A LETTER TO THREE WIVES blends together the story of the three wives as told through three separate vignettes, while simultaneously shedding light on the socio-economic statuses of the women, their ideals and of course, a little bit about their husbands as well. The scenes can seem a little long at times, leaving the viewer to wonder when the main story will continue, but these short stories are moments where motives, beliefs and information about the characters come out and we begin to see what these women are about.

A Letter to Three Wives 1949

Addie Ross, the elusive and omniscient narrator of the story is ever present, even though she is never seen once on screen. She always seems to be stirring up some sort of trouble in each story, whether it’s the curious and often lustful glances by nearby men or the jealous fits she sends her female friends into. These are all part of the building blocks of this mystery, that being just which husband did she run away with. Part of the fun of watching this movie for the first time is trying to guess the outcome, almost like a “whodunnit” but without the murder.

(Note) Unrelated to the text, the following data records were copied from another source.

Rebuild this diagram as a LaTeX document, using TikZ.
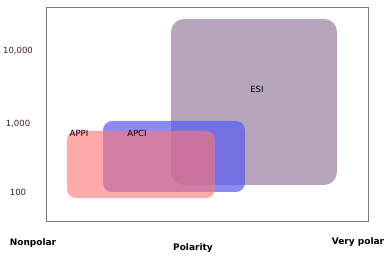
\documentclass[tikz,border=0pt]{standalone}
\usepackage{fontspec}
\setmainfont{DejaVu Sans}
\usepackage{tikz}
\usetikzlibrary{positioning}
\definecolor{esipurple}{RGB}{183, 165, 190}
\definecolor{apciblue}{RGB}{90, 90, 240}
\definecolor{appipink}{RGB}{255, 118, 118}
\definecolor{framegray}{RGB}{120, 120, 120}
\definecolor{ticktext}{RGB}{70, 30, 30}

\begin{document}
\begin{tikzpicture}[x=1pt, y=-1pt,
        region/.style={rounded corners=9pt, inner sep=0pt},
        lbl/.style={font=\fontsize{8.5}{10}\selectfont, inner sep=0pt},
        tick/.style={font=\fontsize{8.5}{10}\selectfont, text=ticktext, inner sep=0pt},
        axis/.style={font=\bfseries\fontsize{9}{10}\selectfont, inner sep=0pt}
      ]
        \useasboundingbox (0,0) rectangle (392,259);

        \node[draw=framegray, line width=0.9pt, minimum width=322pt, minimum height=214pt, inner sep=0pt] (frame) at (207,114) {};

        \node[region, rounded corners=13pt, fill=esipurple, minimum width=166pt, minimum height=166pt] (esi) at (254,102) {};
        \node[region, fill=apciblue, fill opacity=0.7, minimum width=142pt, minimum height=71pt] (apci) at (174,156.5) {};
        \node[region, fill=appipink, fill opacity=0.62, minimum width=148pt, minimum height=67pt] (appi) at (141,164.5) {};

        \node[lbl] (esilbl) at (257,89) {ESI};
        \node[lbl] (apcilbl) at (137,133) {APCI};
        \node[lbl] (appilbl) at (79,133) {APPI};

        \node[tick] (t4) at (18,51) {10,000};
        \node[tick] (t3) at (18,124) {1,000};
        \node[tick] (t2) at (18,192) {100};

        \node[axis] (nonpolar) at (33,243) {Nonpolar};
        \node[axis] (polarity) at (193,248) {Polarity};
        \node[axis] (verypolar) at (358,242) {Very polar};
      \end{tikzpicture}
\end{document}
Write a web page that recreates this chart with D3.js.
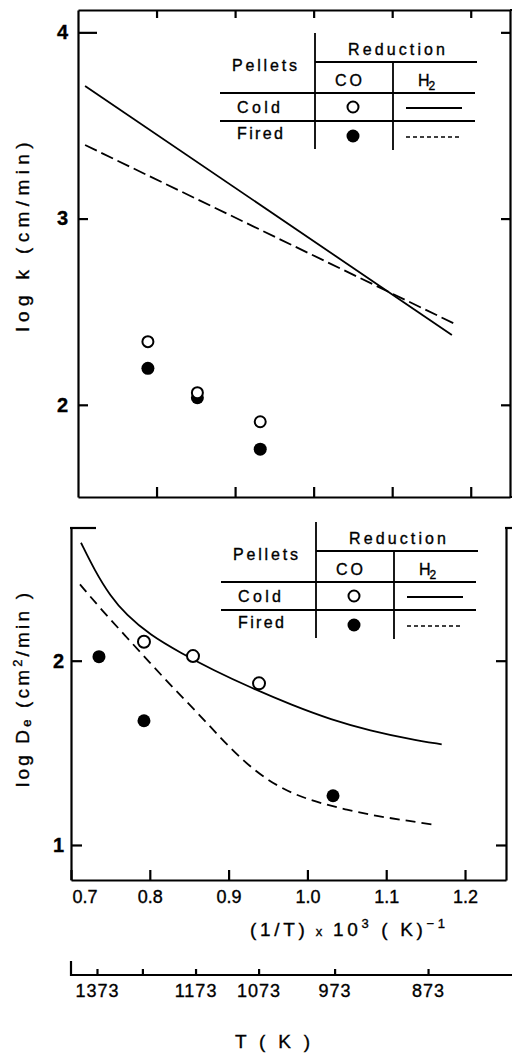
<!DOCTYPE html>
<html>
<head>
<meta charset="utf-8">
<script src="https://cdn.jsdelivr.net/npm/d3@7"></script>
<style>
  body { margin: 0; background: #fff; }
  svg { display: block; font-family: "Liberation Sans", Arial, sans-serif; }
  svg text { stroke: #000; stroke-width: 0.35; }
  .axis path, .axis line { stroke: #000; stroke-width: 2.2; }
</style>
</head>
<body>
<svg width="512" height="1055"></svg>
<script>
// ---- data ----
// top panel: log k (cm/min) vs (1/T) x 10^3
var kX       = [0.789, 0.852, 0.932];       // 1273, 1173, 1073 K
var kColdCO  = [2.339, 2.065, 1.909];
var kFiredCO = [2.196, 2.038, 1.762];
var kColdH2X  = [0.709, 1.176];
var kColdH2   = [3.712, 2.375];
var kFiredH2X = [0.709, 1.183];
var kFiredH2  = [3.395, 2.428];

// bottom panel: log De (cm2/min) vs (1/T) x 10^3
var deColdX   = [0.7926, 0.8548, 0.9386];
var deColdCO  = [2.103, 2.025, 1.877];
var deFiredX  = [0.7355, 0.7926, 1.0325];
var deFiredCO = [2.022, 1.674, 1.267];
var deColdH2X = [0.7127, 0.73, 0.75, 0.77, 0.80, 0.84, 0.88, 0.93, 0.98, 1.03, 1.08, 1.13, 1.1704];
var deColdH2  = [2.640, 2.49, 2.35, 2.25, 2.14, 2.04, 1.95, 1.85, 1.76, 1.68, 1.62, 1.575, 1.546];
var deFiredH2X = [0.7114, 0.74, 0.77, 0.80, 0.83, 0.86, 0.89, 0.92, 0.95, 0.98, 1.01, 1.05, 1.09, 1.13, 1.1641];
var deFiredH2  = [2.414, 2.27, 2.13, 1.99, 1.85, 1.72, 1.58, 1.45, 1.35, 1.28, 1.235, 1.19, 1.155, 1.13, 1.108];

var xTicks = [0.7, 0.8, 0.9, 1.0, 1.1, 1.2];
var xTickLabels = ["0.7", "0.8", "0.9", "1.0", "1.1", "1.2"];
var kTicks = [2, 3, 4];
var deTicks = [1, 2];
var temps = [1373, 1273, 1173, 1073, 973, 873];
var tempLabels = ["1373", "", "1173", "1073", "973", "873"];

var svg = d3.select("svg");

// ---- scales ----
var xTop = d3.scaleLinear().domain([0.7, 1.25]).range([78, 510]);
var yTop = d3.scaleLinear().domain([1.505, 4.12]).range([497, 10]);
var xBot = d3.scaleLinear().domain([0.7, 1.252]).range([71, 506]);
var yBot = d3.scaleLinear().domain([0.81, 2.72]).range([880, 528]);
var xT   = d3.scaleLinear().domain([0.7, 1.25]).range([74.5, 511]);

function styleAxis(g) {
  g.attr("class", "axis").attr("font-family", null).attr("font-size", null);
  g.selectAll("text").attr("fill", "#000");
}

// ---- top panel frame ----
svg.append("g").attr("transform", "translate(0,497)")
  .call(d3.axisBottom(xTop).tickValues(xTicks.slice(1)).tickSize(-10).tickSizeOuter(0).tickFormat(""))
  .call(styleAxis);
svg.append("g").attr("transform", "translate(0,10)")
  .call(d3.axisTop(xTop).tickValues(xTicks.slice(1)).tickSize(-8).tickSizeOuter(0).tickFormat(""))
  .call(styleAxis);
svg.append("g").attr("transform", "translate(78,0)")
  .call(d3.axisLeft(yTop).tickValues(kTicks).tickSize(-10).tickSizeOuter(0).tickPadding(10)
    .tickFormat(d3.format("d")))
  .call(styleAxis)
  .call(function(g) {
    g.selectAll(".tick text").attr("font-size", 20).attr("font-weight", "bold");
    g.selectAll(".tick").filter(function(d) { return d === 4; }).select("line").attr("x2", 19);
  });
svg.append("g").attr("transform", "translate(510,0)")
  .call(d3.axisRight(yTop).tickValues(kTicks).tickSize(-9).tickSizeOuter(0).tickFormat(""))
  .call(styleAxis);
svg.append("line").attr("x1", 510).attr("x2", 512).attr("y1", yTop.range()[0]).attr("y2", yTop.range()[0])
  .attr("stroke", "#000").attr("stroke-width", 2.2);
svg.append("line").attr("x1", 510).attr("x2", 512).attr("y1", yTop.range()[1]).attr("y2", yTop.range()[1])
  .attr("stroke", "#000").attr("stroke-width", 2.2);

// ---- bottom panel frame ----
svg.append("g").attr("transform", "translate(0,880)")
  .call(d3.axisBottom(xBot).tickValues(xTicks).tickSize(-10).tickSizeOuter(0).tickPadding(10)
    .tickFormat(function(d, i) { return xTickLabels[i]; }))
  .call(styleAxis)
  .call(function(g) {
    g.selectAll(".tick text").attr("font-size", 18);
    g.selectAll(".tick").filter(function(d) { return d === 0.7; }).select("text")
      .attr("text-anchor", "start").attr("x", 1);
  });
svg.append("g").attr("transform", "translate(71,0)")
  .call(d3.axisLeft(yBot).tickValues(deTicks).tickSize(-11).tickSizeOuter(0).tickPadding(7)
    .tickFormat(d3.format("d")))
  .call(styleAxis)
  .call(function(g) { g.selectAll(".tick text").attr("font-size", 20).attr("font-weight", "bold"); });
svg.append("g").attr("transform", "translate(506,0)")
  .call(d3.axisRight(yBot).tickValues(deTicks).tickSize(-10).tickSizeOuter(0).tickFormat(""))
  .call(styleAxis);
// only short pieces of the upper edge
svg.append("line").attr("x1", 70).attr("x2", 96).attr("y1", 528).attr("y2", 528)
  .attr("stroke", "#000").attr("stroke-width", 2.2);
svg.append("line").attr("x1", 505).attr("x2", 512).attr("y1", 528).attr("y2", 528)
  .attr("stroke", "#000").attr("stroke-width", 2.2);

// ---- temperature axis ----
svg.append("line").attr("x1", 71).attr("x2", 512).attr("y1", 975).attr("y2", 975)
  .attr("stroke", "#000").attr("stroke-width", 2.2);
svg.append("line").attr("x1", 71).attr("x2", 71).attr("y1", 961).attr("y2", 976)
  .attr("stroke", "#000").attr("stroke-width", 2.2);
svg.append("g").attr("transform", "translate(0,975)")
  .call(d3.axisBottom(xT).tickValues(temps.map(function(t) { return 1000 / t; }))
    .tickSize(-6).tickSizeOuter(0).tickPadding(9)
    .tickFormat(function(d, i) { return tempLabels[i]; }))
  .call(styleAxis)
  .call(function(g) {
    g.select(".domain").remove();
    g.selectAll(".tick text").attr("font-size", 18).attr("letter-spacing", 1);
  });

// ---- top panel data ----
var lineTop = d3.line().x(function(d) { return xTop(d[0]); }).y(function(d) { return yTop(d[1]); });
svg.append("path").datum(d3.zip(kColdH2X, kColdH2)).attr("d", lineTop)
  .attr("fill", "none").attr("stroke", "#000").attr("stroke-width", 1.8);
svg.append("path").datum(d3.zip(kFiredH2X, kFiredH2)).attr("d", lineTop)
  .attr("fill", "none").attr("stroke", "#000").attr("stroke-width", 1.8)
  .attr("stroke-dasharray", "13,5");

svg.append("g").selectAll("circle").data(d3.zip(kX, kFiredCO)).enter().append("circle")
  .attr("cx", function(d) { return xTop(d[0]); }).attr("cy", function(d) { return yTop(d[1]); })
  .attr("r", 6.5).attr("fill", "#000");
svg.append("g").selectAll("circle").data(d3.zip(kX, kColdCO)).enter().append("circle")
  .attr("cx", function(d) { return xTop(d[0]); }).attr("cy", function(d) { return yTop(d[1]); })
  .attr("r", 5.5).attr("fill", "#fff").attr("stroke", "#000").attr("stroke-width", 2);

// ---- bottom panel data ----
var lineBot = d3.line().curve(d3.curveBasis)
  .x(function(d) { return xBot(d[0]); }).y(function(d) { return yBot(d[1]); });
svg.append("path").datum(d3.zip(deColdH2X, deColdH2)).attr("d", lineBot)
  .attr("fill", "none").attr("stroke", "#000").attr("stroke-width", 1.8);
svg.append("path").datum(d3.zip(deFiredH2X, deFiredH2)).attr("d", lineBot)
  .attr("fill", "none").attr("stroke", "#000").attr("stroke-width", 1.8)
  .attr("stroke-dasharray", "10,6");

svg.append("g").selectAll("circle").data(d3.zip(deFiredX, deFiredCO)).enter().append("circle")
  .attr("cx", function(d) { return xBot(d[0]); }).attr("cy", function(d) { return yBot(d[1]); })
  .attr("r", 6.5).attr("fill", "#000");
svg.append("g").selectAll("circle").data(d3.zip(deColdX, deColdCO)).enter().append("circle")
  .attr("cx", function(d) { return xBot(d[0]); }).attr("cy", function(d) { return yBot(d[1]); })
  .attr("r", 6).attr("fill", "#fff").attr("stroke", "#000").attr("stroke-width", 2);

// ---- legend tables ----
function drawTable(g) {
  function hl(x1, x2, y) { g.append("line").attr("x1", x1).attr("x2", x2).attr("y1", y).attr("y2", y).attr("stroke", "#000").attr("stroke-width", 1.8); }
  function vl(x, y1, y2) { g.append("line").attr("x1", x).attr("x2", x).attr("y1", y1).attr("y2", y2).attr("stroke", "#000").attr("stroke-width", 1.8); }
  function txt(s, x, y, len, anchor) {
    return g.append("text").attr("x", x).attr("y", y).attr("font-size", 16)
      .attr("text-anchor", anchor || "start").attr("textLength", len).attr("lengthAdjust", "spacing").text(s);
  }
  vl(315, 33, 149);
  vl(393, 62, 150);
  hl(315, 477, 62);
  hl(220, 475, 93);
  hl(220, 475, 121);
  txt("Reduction", 348, 55, 97);
  txt("Pellets", 232, 71, 65);
  txt("CO", 335, 86, 27);
  var h = g.append("text").attr("x", 418).attr("y", 86).attr("font-size", 16);
  h.append("tspan").text("H");
  h.append("tspan").attr("font-size", 12).attr("dy", 4).attr("dx", -1).text("2");
  txt("Cold", 237, 113, 43);
  txt("Fired", 237, 139, 46);
  g.append("circle").attr("cx", 353).attr("cy", 107).attr("r", 5.5)
    .attr("fill", "#fff").attr("stroke", "#000").attr("stroke-width", 2);
  g.append("circle").attr("cx", 353).attr("cy", 136).attr("r", 6.5).attr("fill", "#000");
  hl(406, 462, 108);
  g.append("line").attr("x1", 406).attr("x2", 462).attr("y1", 137).attr("y2", 137)
    .attr("stroke", "#000").attr("stroke-width", 1.6).attr("stroke-dasharray", "4,3");
}
drawTable(svg.append("g"));
drawTable(svg.append("g").attr("transform", "translate(1,489)"));

// ---- axis titles ----
var yl1 = svg.append("text").attr("transform", "translate(29,237) rotate(-90)")
  .attr("text-anchor", "middle").attr("font-size", 19)
  .attr("textLength", 189).attr("lengthAdjust", "spacing");
yl1.text("log  k  (cm/min)");

var yl2 = svg.append("text").attr("transform", "translate(29,690) rotate(-90)")
  .attr("text-anchor", "middle").attr("font-size", 19)
  .attr("textLength", 194).attr("lengthAdjust", "spacing");
yl2.append("tspan").text("log  D");
yl2.append("tspan").attr("font-size", 13).attr("dy", 2).text("e");
yl2.append("tspan").attr("dy", -2).text(" (cm");
yl2.append("tspan").attr("font-size", 13).attr("dy", -7).text("2");
yl2.append("tspan").attr("dy", 7).text("/min )");

var xl = svg.append("text").attr("x", 250).attr("y", 936).attr("font-size", 19)
  .attr("textLength", 195).attr("lengthAdjust", "spacing");
xl.append("tspan").text("(1/T)");
xl.append("tspan").attr("font-size", 13).text(" x ");
xl.append("tspan").text("10");
xl.append("tspan").attr("font-size", 13).attr("dy", -8).text("3");
xl.append("tspan").attr("dy", 8).text("  ( K)");
xl.append("tspan").attr("font-size", 13).attr("dy", -8).text("\u22121");

svg.append("text").attr("x", 235).attr("y", 1048).attr("font-size", 19)
  .attr("textLength", 75).attr("lengthAdjust", "spacing").text("T (  K )");
</script>
</body>
</html>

A LETTER TO THREE WIVES is quite funny and the dialogue so full of wit that you have to pay close attention to catch all the little snippy remarks that come from each of the characters. Typical of Mankiewicz’s work, he places the female front and centre and shows the audience how catty, conniving, intelligent, smart and powerful they can be, with or without the presence of men. While the men do play important roles in this film, it is truly a movie about women and friendship above anything else, and a great one at that.